As I previously mentioned, this is the most difficult part: making continuous delivery part of the development culture. It’s one thing to give the tools to the teams, it’s another for them to actually use them in the context of continuous delivery. The development mindset has to be changed drastically: shipping code to production that often is not something most developers are used to.

Don’t expect your teams to start shipping code to production multiple times a day right away. They will slowly get there, but first, it’s important that they gain confidence and then progressively adopt the changes involved with continuous delivery.

Tests. The more often you ship, the more confident you need to be with the quality of the code you ship. One way to increase quality and prevent regression bugs is to have a reliable test suite. If your teams are not already writing unit tests, this is the first change they should make. Start writing unit tests, a lot of them. The more you increase the quality and the reliability of your tests, the more confidence you’ll have in the code you ship. Make sure they are fast so you can get feedback quickly. Continuous delivery is a good way to increase quality, because you cannot ship that often without good quality. Tests must become your best allies.

QA. In a continuous delivery context, there is no classic QA phase prior to shipping, since the idea is to ship as often as possible. QA is a responsibility shared among the team. Developers must test their code, with manual testing and by writing unit tests. With the usage of feature flags, teams and or QA analysts can safely test the feature in production once it’s been deployed. Further more, the team can progressively rollout a feature to a subset of users and then observe how this feature behaves without the risk of impacting all your users.

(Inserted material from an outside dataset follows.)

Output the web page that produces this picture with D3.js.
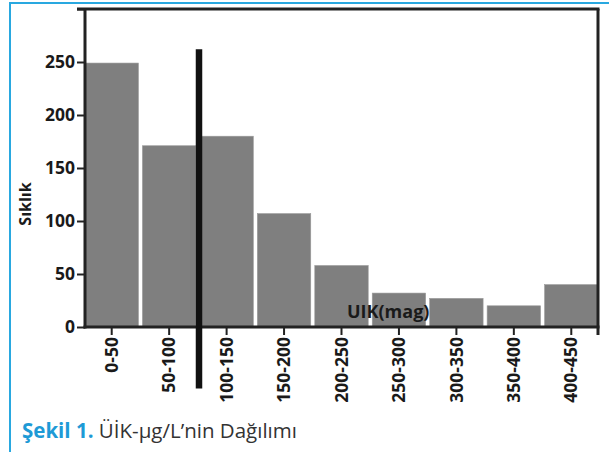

Monitoring. Development teams should take interest into proactively monitoring the production environment so they can take action on issues caused by their code as fast as possible.

Ship smaller increments more often. Walk towards continuous delivery by shrinking your releases and shipping more and more often. A team should start with a pace they are comfortable with and then gradually increase this pace as they get more comfortable, until they reach their ideal pace. Some teams ship daily, some even on every commit! It’s up to them to decide how far they want to go.

Experiments. One of the huge benefits of continuous delivery is how it facilitates experimentation (hypothesis-driven development). With continuous delivery in place, you can start testing your ideas quickly, with your users, in production. Don’t risk investing weeks of development to release a feature only to find out it’s not used at all. Test your hypotheses first, very quickly and then invest more time in those that turned out to be true and discard the others. Once your teams are comfortable with continuous delivery, you may consider looking into hypothesis-driven development.

Photo by Louis Reed on Unsplash

Takeaways

Automation is key to make continuous delivery work, but it will take you more than a fancy pipeline for it to work. Continuous delivery also requires a cultural change, so make sure your teams embrace it!

You cannot experiment efficiently without continuous delivery.

Feature switches are a must-have for continuous delivery.

Trust your teams, let them own their code, from the moment they write it to the moment they ship it and support it in production. Make them accountable.

Let the development teams own the release pipeline, so that it always fits their needs.

With continuous delivery, you’ll more easily achieve…

  • A faster time to market: by delivery value to your customers more often.
  • Increased quality: you cannot ship often if you do not ship quality.
  • Experiments: test hypotheses, learn quickly and make better product decisions, all that through a continuous delivery cycle.
  • Happier teams: empowered and more autonomous teams are generally happier, in my experience.